Away from Home

Description

148 pages
$12.95
ISBN 0-88750-990-8
DDC C811'.54

Publisher

Year

1995

Contributor

Reviewed by Pauline Carey

Pauline Carey is the author of Magic and What’s in a Name?

Review

Any lover of Elizabeth Brewster’s poetry will know what to expect—a
simple account of real life with a twist of poignancy in the telling.
This short memoir fills in a gap noted in her earlier The Invention of
Truth by covering the years in the late 1940s when she first left home.

Home was New Brunswick, but she roamed abroad to study at Radcliffe
(Harvard), Indiana University, and Kings College in London, and began
her teaching career at a girls’ school in Ontario. Along the way, she
wrote three drafts of a novel (which was eventually lost) and was
disappointed in the publication of her first chapbook of poems, even
though Northrop Frye himself praised the poetry.
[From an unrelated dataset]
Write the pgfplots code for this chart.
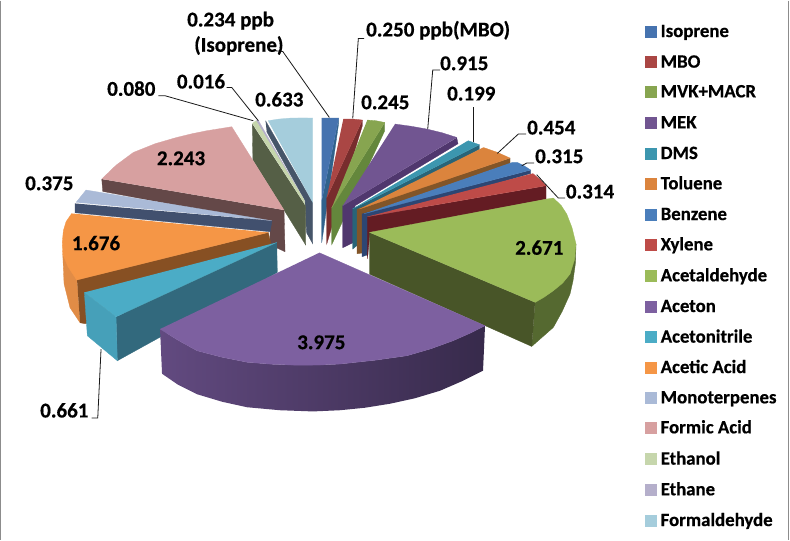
\documentclass[border=0pt]{standalone}
\usepackage{fontspec}
\setmainfont{Carlito}[BoldFeatures={FakeBold=0.5}]
\usepackage{pgfplots}
\pgfplotsset{compat=1.18}
\definecolor{tIso}{RGB}{70,115,175}\definecolor{sIso}{RGB}{48,98,140}
\definecolor{tMbo}{RGB}{170,70,68}\definecolor{sMbo}{RGB}{120,45,45}
\definecolor{tMvk}{RGB}{135,165,80}\definecolor{sMvk}{RGB}{100,135,60}
\definecolor{tMek}{RGB}{113,85,145}\definecolor{sMek}{RGB}{80,55,110}
\definecolor{tDms}{RGB}{60,150,175}\definecolor{sDms}{RGB}{40,100,120}
\definecolor{tTol}{RGB}{219,132,61}\definecolor{sTol}{RGB}{130,85,40}
\definecolor{tBen}{RGB}{74,126,187}\definecolor{sBen}{RGB}{45,70,115}
\definecolor{tXyl}{RGB}{190,75,72}\definecolor{sXyl}{RGB}{100,28,35}
\definecolor{tAld}{RGB}{155,187,89}\definecolor{sAld}{RGB}{72,85,40}\definecolor{rAld}{RGB}{85,105,48}
\definecolor{tAce}{RGB}{125,96,160}\definecolor{lAce}{RGB}{98,74,128}\definecolor{dAce}{RGB}{55,42,75}
\definecolor{tNit}{RGB}{75,172,198}\definecolor{rNit}{RGB}{70,160,185}\definecolor{sNit}{RGB}{50,105,125}
\definecolor{tAcA}{RGB}{245,150,70}\definecolor{rAcA}{RGB}{225,140,70}\definecolor{sAcA}{RGB}{135,80,35}
\definecolor{tMon}{RGB}{170,186,215}\definecolor{sMon}{RGB}{65,80,110}
\definecolor{tFor}{RGB}{215,160,160}\definecolor{sFor}{RGB}{100,72,72}
\definecolor{tEol}{RGB}{198,214,172}\definecolor{sEol}{RGB}{85,95,70}
\definecolor{tEan}{RGB}{181,175,203}
\definecolor{tFal}{RGB}{165,205,220}\definecolor{sFal}{RGB}{70,85,105}
\newcommand{\poly}[2]{\addplot[fill=#1,draw=#1,line width=0.3pt,no markers] coordinates {#2};}
\newcommand{\lead}[1]{\addplot[draw=black!90,line width=0.8bp,no markers] coordinates {#1};}
\newcommand{\lab}[3]{\node[anchor=base west,inner sep=0pt,font=\fontsize{21bp}{21bp}\selectfont\bfseries] at (axis cs:#1,#2) {#3};}
\newcommand{\leg}[3]{\addplot[only marks,mark=square*,mark size=5.5bp,mark options={fill=#1,draw=#1}] coordinates {(650.5,#2)};
 \node[anchor=base west,inner sep=0pt,font=\fontsize{18.8bp}{18.8bp}\selectfont\bfseries] at (axis cs:660.5,#2+5.6) {#3};}
\begin{document}
\begin{tikzpicture}
\begin{axis}[hide axis,scale only axis,width=790bp,height=539bp,xmin=0,xmax=790,ymin=0,ymax=539,y dir=reverse,clip=false]
\addplot[fill=white,draw=none,no markers] coordinates {(0,0)(790,0)(790,539)(0,539)};
\addplot[draw=black!45,line width=1.5bp,no markers] coordinates {(0.7,0)(0.7,539)};
\addplot[draw=black!45,line width=1.2bp,no markers] coordinates {(788.3,0)(788.3,539)};
% Formaldehyde
\poly{sFal}{(265.5,120)(312.7,202)(312.7,243)(306.5,232)(305,200)(266.7,131)}
\poly{tFal}{(268,120)(279,118.3)(290,117.4)(301,117.2)(312.7,117.3)(312.7,202)}
% Ethanol / Ethane
\poly{sEol}{(252.3,123.3)(252.8,159)(305.7,244.3)(305.5,205)}
\poly{tEan}{(256,120)(258.5,120)(305,201)(303.5,199)}
\poly{tEol}{(252.3,122.7)(256,120)(304,199)(305,204)}
% Formic acid
\poly{sFor}{(101.7,178.3)(102.7,190.7)(270,222)(270,244)(285,251)(284,209.3)}
\poly{tFor}{(101.7,178.3)(116,164.5)(133.3,151.7)(155,143)(176.7,136.7)(192,133)(206.7,130)(231.7,126)(284,209.3)}
% Monoterpenes
\poly{sMon}{(75,202.7)(75,212)(270,231)(272,220)}
\poly{tMon}{(76,201.7)(86,189.3)(271.7,220)}
% Acetic acid
\poly{rAcA}{(62.7,253.3)(64,283)(70,307)(80,322)(77,279)}
\poly{sAcA}{(77,279)(268.3,231.7)(277,270)(85,323)(80,322)}
\poly{tAcA}{(71.7,212.7)(66,221)(63.3,230)(62.2,242)(62.7,253.3)(68,266)(76.7,279.3)(268.3,231.7)}
% Acetonitrile
\poly{sNit}{(116,316)(117.3,360)(277.3,271.7)(276.7,241.7)}
\poly{rNit}{(84.3,291.7)(87.3,335)(117.3,360)(116,316)}
\poly{tNit}{(84.3,291.7)(116,316)(276.7,241.7)}
% Isoprene
\poly{sIso}{(338.7,117.3)(338.7,122)(321.7,242)(321.7,200)}
\poly{tIso}{(321.7,117.3)(338.7,117.3)(321.7,200)}
% MBO
\poly{sMbo}{(362.3,119.3)(362.3,125)(326.7,243.3)(326.7,197)}
\poly{tMbo}{(343.3,118.3)(353,118.3)(362.3,119.3)(326.7,197)}
% MVK
\poly{sMvk}{(384.7,121.7)(384.7,130)(331.7,244)(331.7,207)}
\poly{tMvk}{(367.3,119.3)(376,120)(384.7,121.7)(331.7,207)}
% MEK
\poly{sMek}{(456.7,137)(458,143)(355,205)(355,241)(342.7,247)(342.7,205)}
\poly{tMek}{(395,123.3)(411,125.5)(426.7,128.3)(442,132)(456.7,136.7)(342.7,205)}
% DMS
\poly{sDms}{(479.3,144)(479.3,148.5)(358,216)(358,244)(352.7,248.3)(352.7,208)}
\poly{tDms}{(465,141.7)(468.3,140)(479.3,144)(352.7,208)}
% Toluene
\poly{sTol}{(510,157.3)(510,162.7)(364,218)(364,252)(357,253)(357,208.3)}
\poly{tTol}{(483.3,146.7)(497,151.5)(510,157.3)(359.3,208.3)}
% Benzene
\poly{sBen}{(530.7,169.3)(530.7,172.7)(368,221)(368,254)(362,256)(362,213)}
\poly{tBen}{(511.7,161.7)(517.3,161.7)(524,165)(530.7,169.3)(364,213)}
% Xylene
\poly{sXyl}{(546,185)(546,198.5)(370,232)(367.3,258)(367.3,216)}
\poly{tXyl}{(532.7,172.7)(541,179.5)(546,185)(367.3,216)}
% Acetaldehyde
\poly{rAld}{(535,301.7)(553.3,290)(570,273.3)(576,243.3)(575.5,262)(573,280)(570,293.3)(562,311)(553.3,326.7)(531.7,345.7)}
\poly{sAld}{(369.3,231.7)(535,301.7)(531.7,345.7)(369.3,273.3)}
\poly{tAld}{(369.3,231.7)(546.7,198.3)(553.3,197.3)(561,204.5)(566.7,213.3)(572,227)(576,243.3)(574.5,259)(570,273.3)(562.5,282.5)(553.3,290)(544,296.5)(535,301.7)}
% Aceton
\addplot[left color=lAce,right color=dAce,draw=none,no markers] coordinates {(160,328.3)(178,339.5)(197,350)(222,356.5)(247,361.5)(272,363.5)(297,364.5)(320,364.3)(340,363.3)(375,359.5)(407,355)(431,348)(453,340)(470,332.5)(485,325)(483,370)(463,380)(440,390)(415,397.5)(390,403)(365,407)(340,409.5)(313,410.7)(280,409.5)(247,406.5)(222,401)(197,393.5)(178,384)(162,373)};
\poly{tAce}{(319.3,252)(485,325)(470,332.5)(453,340)(431,348)(407,355)(375,359.5)(340,363.3)(320,364.3)(297,364.5)(272,363.5)(247,361.5)(222,356.5)(197,350)(178,339.5)(160,328.3)}
% leader lines
\lead{(329.3,116.7)(282.7,50.7)(275,50)}
\lead{(352.7,117.7)(358.3,37.7)(364,37.7)}
\lead{(427.7,128.3)(432.7,69.3)(440,69.3)}
\lead{(473.3,141.7)(473.3,106.7)}
\lead{(497.3,152.7)(518.3,133.3)(526,133.3)}
\lead{(521.7,165)(526.7,162.3)(534,162.3)}
\lead{(536.7,174)(558.3,197.3)(565,197.3)}
\lead{(101,348.3)(97.7,417.3)(91.7,417.3)}
\lead{(253.3,120)(165,95)(158.3,95)}
\lead{(258.3,120)(231.7,86.7)(226.7,86.7)}
% labels
\lab{187}{25.7}{0.234 ppb}
\lab{194}{51}{(Isoprene)}
\lab{366}{35.7}{0.250 ppb(MBO)}
\lab{440}{69.4}{0.915}
\lab{447}{99.7}{0.199}
\lab{361}{108.4}{0.245}
\lab{255}{105.7}{0.633}
\lab{527}{133.7}{0.454}
\lab{535}{162.4}{0.315}
\lab{565.7}{197.7}{0.314}
\lab{515}{254}{2.671}
\lab{297}{348.4}{3.975}
\lab{40}{416.7}{0.661}
\lab{71.7}{249.4}{1.676}
\lab{25}{189.4}{0.375}
\lab{156.7}{164.4}{2.243}
\lab{107}{95}{0.080}
\lab{176.7}{87.7}{0.016}
% legend
\leg{tIso}{30.7}{Isoprene}
\leg{tMbo}{61.3}{MBO}
\leg{tMvk}{91}{MVK+MACR}
\leg{tMek}{122}{MEK}
\leg{tDms}{152.7}{DMS}
\leg{tTol}{183}{Toluene}
\leg{tBen}{213.7}{Benzene}
\leg{tXyl}{244}{Xylene}
\leg{tAld}{275}{Acetaldehyde}
\leg{tAce}{305.7}{Aceton}
\leg{tNit}{336.3}{Acetonitrile}
\leg{tAcA}{366.7}{Acetic Acid}
\leg{tMon}{397}{Monoterpenes}
\leg{tFor}{427}{Formic Acid}
\leg{tEol}{458.3}{Ethanol}
\leg{tEan}{489}{Ethane}
\leg{tFal}{519.7}{Formaldehyde}
\end{axis}
\end{tikzpicture}
\end{document}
The memoir moves along quietly, put together with memories, poems,
diary entries, letters, and short fiction that draws heavily on
Brewster’s own experiences. The shock awaiting us at the end of the
book is, in hindsight, a logical outcome of what we have read.
Brewster’s narrative of her days at Radcliffe is tinged with
loneliness and feelings of insignificance. In England, she finds
friends, but a boyfriend in Canada marries someone else, a fleeting male
friendship is discontinued, a job in distant India is nervously turned
down. The pain of youth lurks gently behind the careful daily struggle
of the student.

As the memoir concludes, Elizabeth Brewster is once more away from
home, facing the possibility of snow in Victoria. She has bought red
tulips for the table, and a comforting pile of books awaits to keep her
occupied should she be snowed in the next day.